By definition then, VPPs are an attempt at whole-systems thinking; looking to combine DERs in such a configuration that they’re greater than the sum of their parts.


Virtual Power Plants (VPPs) are a hugely promising development in both the US and worldwide. By intelligently integrating and managing dispersed pockets of distributed energy resources (DERs), utilities can reap the grid-balancing benefit of a new power plant without having to build it. Various blends of solar, battery storage, combined heat and power (CHP) and other power technologies make up a variety of VPP projects across the country.


By definition then, VPPs are an attempt at whole-systems thinking; looking to combine DERs in such a configuration that they’re greater than the sum of their parts. Yet, arguably we’re still falling far short of true whole-systems thinking and missing out on a huge slice of VPPs’ potential by fixating on that middle ‘P’ in VPP. Energy isn’t just about electricity. Energy is also about how we transport people and goods, and how we heat and cool our homes and workplaces: all aspects are interlinked.


Across that spectrum, our global energy system is tending towards electrification, with gaseous fuels increasingly niche. That’s where complementary technology such as geo-exchange can really play a part.


VPP – very promising potential


Done right, VPPs will cut costs for utilities, but will also have a significantly positive impact on the environment; many VPP and related projects already are. For example, when Con-Ed realised it would be short of 69 megawatts on the hottest days of the year, the choice was simple: A $1.2bn substation – only needed for a handful of days per year, or the Brooklyn-Queens Demand Management (BQDM) project. A $200m mix of distributed generation, demand response and energy efficiency assets, deferred the need for a new $1.2bn substation and displaced power generation that probably would have been fulfilled by fossil-fuel plants.


Though money talks loudest, VPPs can also deliver much on an environmental level. If a cluster of clean electrical tech, batteries and demand response services can be aggregated to the equivalent of a small, fossil-fuel power plant which then doesn’t need to be built, then a lot of emissions are avoided. For residents that would otherwise have found themselves neighbors to said plant, that’s also a win for air quality and liveability too.

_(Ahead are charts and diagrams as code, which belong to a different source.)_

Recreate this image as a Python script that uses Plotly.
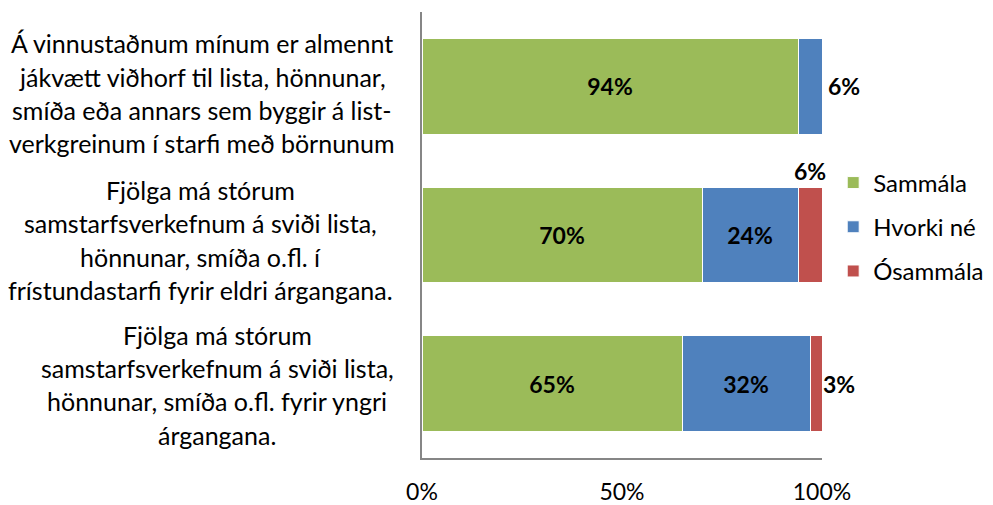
import plotly.graph_objects as go

categories = [
    "Á vinnustaðnum mínum er almennt<br>jákvætt viðhorf til lista, hönnunar,<br>smíða eða annars sem byggir á list-<br>verkgreinum í starfi með börnunum",
    "Fjölga má stórum<br>samstarfsverkefnum á sviði lista,<br>hönnunar, smíða o.fl. í<br>frístundastarfi fyrir eldri árgangana.",
    "Fjölga má stórum<br>samstarfsverkefnum á sviði lista,<br>hönnunar, smíða o.fl. fyrir yngri<br>árgangana.",
]
series_names = ["Sammála", "Hvorki né", "Ósammála"]
sammala = [94, 70, 65]
hvorki = [6, 24, 32]
osammala = [0, 6, 3]
tick_vals = [0, 50, 100]
tick_text = ["0%", "50%", "100%"]

colors = ["#9BBB59", "#4F81BD", "#C0504D"]
FONT = "Lato"
LABEL_SIZE = 25
LEGEND_SIZE = 24
TICK_SIZE = 23
DATA_SIZE = 23
cat_ids = ["c0", "c1", "c2"]

# the page body has an 8px default margin: size the figure to compensate
PAGE_OFF = 8
PLOT_LEFT = 422

fig = go.Figure()
values = [sammala, hvorki, osammala]
for name, vals, col in zip(series_names, values, colors):
    texts = [f"<b>{v}%</b>" if v >= 15 else "" for v in vals]
    fig.add_trace(go.Bar(
        y=cat_ids, x=vals, name=name, orientation="h",
        marker=dict(color=col, line=dict(color="white", width=1)),
        text=texts, textposition="inside", insidetextanchor="middle",
        textfont=dict(family=FONT, size=DATA_SIZE, color="black"),
        hoverinfo="skip", legendgroup=name,
    ))

annotations = []
# category labels, one line per annotation to mimic the spacing
centers = [202, 200, 217]
offsets = [-7, -5, -1]
line_gap = 33.3
for cid, label, cx, off in zip(cat_ids, categories, centers, offsets):
    lines = label.split("<br>")
    n = len(lines)
    for i, ln in enumerate(lines):
        annotations.append(dict(
            xref="paper", x=0, yref="y", y=cid, text=ln, showarrow=False,
            xanchor="center", yanchor="middle", xshift=cx - PLOT_LEFT,
            yshift=((n - 1) / 2 - i) * line_gap + off,
            font=dict(family=FONT, size=LABEL_SIZE, color="black"),
        ))

# small value labels placed outside the bars
for cid, s, h, o in zip(cat_ids, sammala, hvorki, osammala):
    total = s + h + o
    if h < 15:
        annotations.append(dict(x=total, y=cid, xref="x", yref="y", text=f"<b>{h}%</b>",
                                showarrow=False, xanchor="left", xshift=4,
                                font=dict(family=FONT, size=DATA_SIZE, color="black")))
    if 0 < o < 5:
        annotations.append(dict(x=total, y=cid, xref="x", yref="y", text=f"<b>{o}%</b>",
                                showarrow=False, xanchor="left", xshift=-1,
                                font=dict(family=FONT, size=DATA_SIZE, color="black")))
    elif o >= 5:
        annotations.append(dict(x=s + h + o / 2, y=cid, xref="x", yref="y", text=f"<b>{o}%</b>",
                                showarrow=False, xanchor="center", yshift=64,
                                font=dict(family=FONT, size=DATA_SIZE, color="black")))

fig.update_layout(
    barmode="stack", bargap=0.355,
    width=993 - PAGE_OFF, height=505 - PAGE_OFF,
    margin=dict(l=PLOT_LEFT - PAGE_OFF, r=171, t=12 - PAGE_OFF, b=47, autoexpand=False),
    paper_bgcolor="white", plot_bgcolor="white",
    font=dict(family=FONT, size=LABEL_SIZE, color="black"),
    showlegend=True,
    legend=dict(x=1.028, y=0.518, xanchor="left", yanchor="middle",
                traceorder="grouped", tracegroupgap=10,
                font=dict(family=FONT, size=LEGEND_SIZE, color="black"),
                itemwidth=30),
    annotations=annotations,
    uniformtext=dict(minsize=DATA_SIZE, mode="show"),
)
fig.update_xaxes(range=[0, 100], tickvals=tick_vals, ticktext=tick_text,
                 showgrid=False, zeroline=False, showline=True,
                 linecolor="#868686", linewidth=2, ticks="",
                 tickfont=dict(family=FONT, size=TICK_SIZE, color="black"),
                 ticklabelstandoff=12, automargin=False, fixedrange=True)
fig.update_yaxes(categoryorder="array", categoryarray=cat_ids, autorange="reversed",
                 showticklabels=False, showgrid=False, zeroline=False, automargin=False,
                 showline=True, linecolor="#868686", linewidth=2, ticks="")

fig.write_html("out.html")
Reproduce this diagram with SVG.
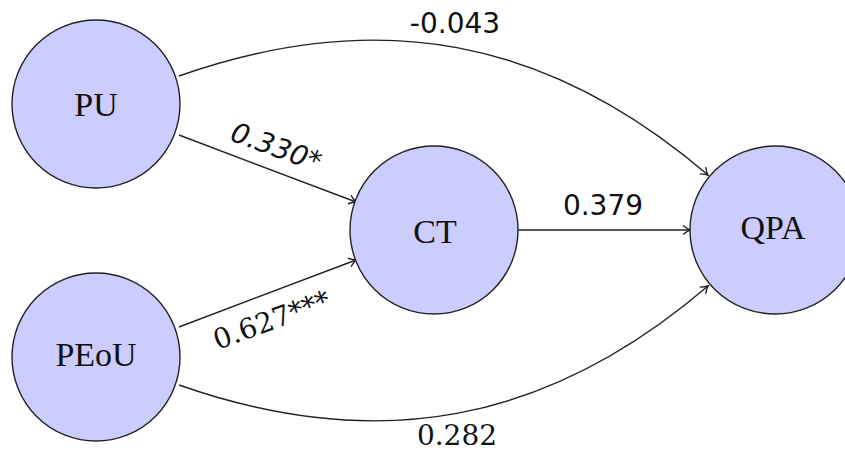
<svg xmlns="http://www.w3.org/2000/svg" width="845" height="452" viewBox="0 0 845 452">
<style>
.node ellipse{fill:#ccccff;stroke:#222;stroke-width:1.4}
.nl{font-family:"Liberation Serif","Times New Roman",serif;font-size:34px;fill:#111;text-anchor:middle}
.edge{fill:none;stroke:#222;stroke-width:1.4;marker-end:url(#arr)}
.ls{font-family:"DejaVu Sans",sans-serif;font-size:28px;fill:#111;text-anchor:middle}
.lr{font-family:"DejaVu Serif",serif;font-size:28px;fill:#111;text-anchor:middle}
</style>
<defs>
<marker id="arr" markerUnits="userSpaceOnUse" orient="auto" markerWidth="12" markerHeight="12" viewBox="-8 -6 10 12" refX="0" refY="0">
<path d="M-7,-4.5 Q-2.5,-1 0,0 Q-2.5,1 -7,4.5" fill="none" stroke="#222" stroke-width="1.4"/>
</marker>
</defs>
<rect width="845" height="452" fill="#fff"/>
<g id="connectors">
<path class="edge" d="M179,76 C378,6 548,38 708,175"/>
<path class="edge" d="M179,135 L356,202"/>
<path class="edge" d="M179,327 L356,260"/>
<path class="edge" d="M518,230 L690,230"/>
<path class="edge" d="M179,385 C378,455 548,423 708,286"/>
</g>
<g id="node-PU" class="node"><ellipse cx="96" cy="104" rx="84" ry="84"/><text class="nl" x="96" y="116">PU</text></g>
<g id="node-PEoU" class="node"><ellipse cx="96" cy="357" rx="84" ry="84"/><text class="nl" x="96" y="366">PEoU</text></g>
<g id="node-CT" class="node"><ellipse cx="434" cy="230" rx="84" ry="84"/><text class="nl" x="435" y="243">CT</text></g>
<g id="node-QPA" class="node"><ellipse cx="775" cy="230" rx="85" ry="84"/><text class="nl" x="773" y="239">QPA</text></g>
<g id="labels">
<text class="ls" x="455" y="33">-0.043</text>
<text class="ls" x="603" y="215">0.379</text>
<text class="lr" x="457" y="445">0.282</text>
<text class="ls" font-style="italic" transform="translate(273,156) rotate(20)">0.330*</text>
<text class="lr" transform="translate(275,329) rotate(-20)">0.627***</text>
</g>
</svg>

As another example, mall developer Macerich has set an ambitious ‘Innovate to Zero’program. As part of this, their installation, The Oaks in California aims to be the largest, most resource-diverse net-zero commercial microgrid in North America (not a VPP as it is islanded from the grid, but using similar design elements). The program aims to integrate 5MW of solar, 1.1MWh of advanced energy storage and 700kW of clean, baseload power (although this will be supplied by natural gas). The project is expected to slash carbon and cut energy expenses by over 80 percent.


If we can imagine a near-future where similar, grid-connected programs are dotted across the country, then we can glimpse the potential of VPPs to cut both costs and carbon at scale.

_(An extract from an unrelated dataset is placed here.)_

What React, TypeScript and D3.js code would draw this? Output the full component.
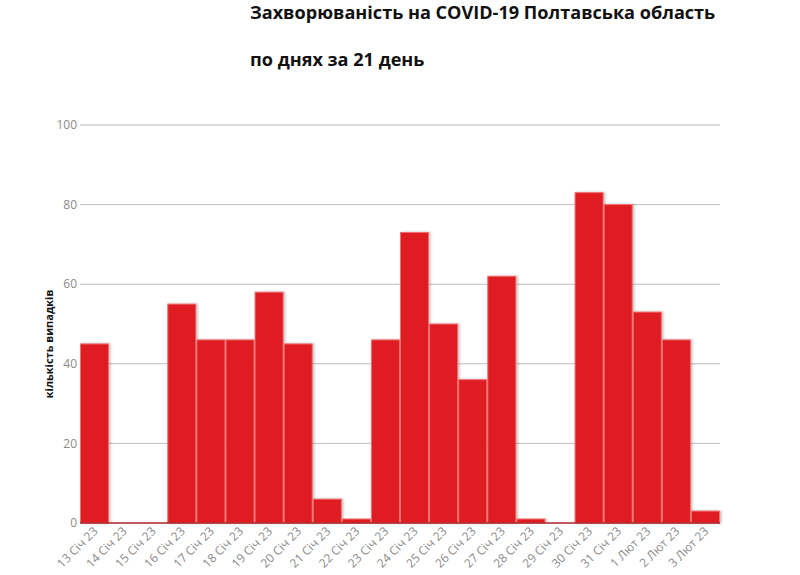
import React from 'react';
import * as d3 from 'd3';

// day labels as shown under the bars
const days = [
  '13 Січ 23', '14 Січ 23', '15 Січ 23', '16 Січ 23', '17 Січ 23', '18 Січ 23',
  '19 Січ 23', '20 Січ 23', '21 Січ 23', '22 Січ 23', '23 Січ 23', '24 Січ 23',
  '25 Січ 23', '26 Січ 23', '27 Січ 23', '28 Січ 23', '29 Січ 23', '30 Січ 23',
  '31 Січ 23', '1 Лют 23', '2 Лют 23', '3 Лют 23',
];

// new cases per day
const cases = [45, 0, 0, 55, 46, 46, 58, 45, 6, 1, 46, 73, 50, 36, 62, 1, 0, 83, 80, 53, 46, 3];

const yTicks = [0, 20, 40, 60, 80, 100];

const titleLines = ['Захворюваність на COVID-19 Полтавська область', 'по днях за 21 день'];
const yLabel = 'кількість випадків';

const width = 800;
const height = 575;
const margin = { top: 125, right: 80, bottom: 52, left: 80 };

export default function App() {
  const innerW = width - margin.left - margin.right;
  const innerH = height - margin.top - margin.bottom;

  const x = d3.scaleBand<string>().domain(days).range([margin.left, margin.left + innerW]).padding(0);
  const y = d3.scaleLinear().domain([0, 100]).range([margin.top + innerH, margin.top]);

  const font = '"Open Sans", "Noto Sans", sans-serif';

  return (
    <svg
      width={width}
      height={height}
      style={{ position: 'absolute', left: 0, top: 0, background: '#fff' }}
      fontFamily={font}
    >
      <defs>
        <filter id="shadow" x="-10%" y="-10%" width="130%" height="130%">
          <feDropShadow dx="1.5" dy="0" stdDeviation="1" floodColor="#000" floodOpacity="0.25" />
        </filter>
      </defs>

      {/* title */}
      {titleLines.map((t, i) => (
        <text key={t} x={250} y={19 + i * 47} fontSize={18.1} fontWeight={700} fill="#111">
          {t}
        </text>
      ))}

      {/* grid + y ticks */}
      {yTicks.map(t => (
        <g key={t}>
          {t > 0 && (
            <line x1={margin.left} x2={margin.left + innerW} y1={y(t)} y2={y(t)} stroke="#bdbdbd" strokeWidth={1} />
          )}
          <text x={margin.left - 3} y={y(t)} dy="0.35em" textAnchor="end" fontSize={12} fill="#8a8a8a">
            {t}
          </text>
        </g>
      ))}

      {/* y label */}
      <text
        transform={`translate(53,344) rotate(-90)`}
        textAnchor="middle"
        fontSize={11}
        fontWeight={700}
        fill="#111"
      >
        {yLabel}
      </text>

      {/* bars */}
      {days.map((d, i) => {
        const v = cases[i];
        const x0 = x(d)!;
        const top = y(v);
        return (
          <rect
            key={d}
            x={x0 + 0.5}
            y={top}
            width={x.bandwidth() - 1}
            height={Math.max(0, y(0) - top)}
            fill="#df1a20"
            stroke="#f07070"
            strokeWidth={1}
            filter="url(#shadow)"
          />
        );
      })}

      {/* baseline */}
      <line x1={margin.left} x2={margin.left + innerW} y1={y(0)} y2={y(0)} stroke="#a8262a" strokeWidth={1.5} />

      {/* x labels */}
      {days.map(d => {
        const cx = x(d)! + x.bandwidth() / 2;
        return (
          <text
            key={d}
            transform={`translate(${cx + 4},${y(0) + 9}) rotate(-45)`}
            textAnchor="end"
            fontSize={12}
            fill="#8a8a8a"
          >
            {d}
          </text>
        );
      })}
    </svg>
  );
}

Whole systems thinking – moving beyond power


Exciting as these power projects are, is that the limit of the VPP concept? Surely, the biggest gains will come from thinking of energy as a whole and how it touches our lives, rather than just what we plug into wall outlets.


Transport is one example. Though there’s not much chance of integrating gas powered cars into a VPP, the accelerating shift to electric vehicles (EVs) makes it possible. Suddenly a new, distributed source of demand management comes into play as the EV fleet can be aggregated as a grid-scale battery.


But EVs aren’t quite there yet in terms of widespread adoption. Heating and cooling, on the other hand, is something we can integrate now.


While air conditioning is electrically powered, most American homes and businesses still rely on burning a fossil fuel to create heat. Not only is this polluting, it’s inefficient – older natural gas boilers typically range from 56 to 70 percent annual fuel utilization efficiency – and that’s ignoring the effort needed to transport that fuel, often thousands of miles, from the well it came from.


As with EVs, the trick is to switch from fossil-fuels to smart, electrically powered systems. Various forms of electric heating have existed for decades, such as ground and air-source heat pumps and direct electric heating. However, modern variants offer vast improvements on efficiency and synergy with other VPP components.


Heating up VPPs


Geo-exchange is a prime example. This technology uses deep boreholes to take advantage of the consistent ambient temperature of the earth to provide both heating in winter and cooling in summer. The system uses electricity to move energy from one, storable form to another, which will heat or cool you. It can offer a coefficient of performance of over 4 – meaning for every kWh of electricity as input, 4kWh of useable heat is the output. In effect, 3kWh of energy has been taken from the ground for use on demand.


The technology can also ‘time-shift’ by storing or drawing excess heat from the ground on either a short-term (hour by hour) or long-term (season by season) basis – making it both inherently flexible and a potential boost for electricity demand management elements to VPPs.


However, in an urban environment like New York, the ground is only the start. Properly harnessed, thermal DERs are all around us. The waste heat from refrigeration units in supermarkets, from the subway, from urban datacentres serving the tech and financial sectors – even from tomorrow’s superfast EV chargers – all of it can be harvested and made useful by geo-exchange technology.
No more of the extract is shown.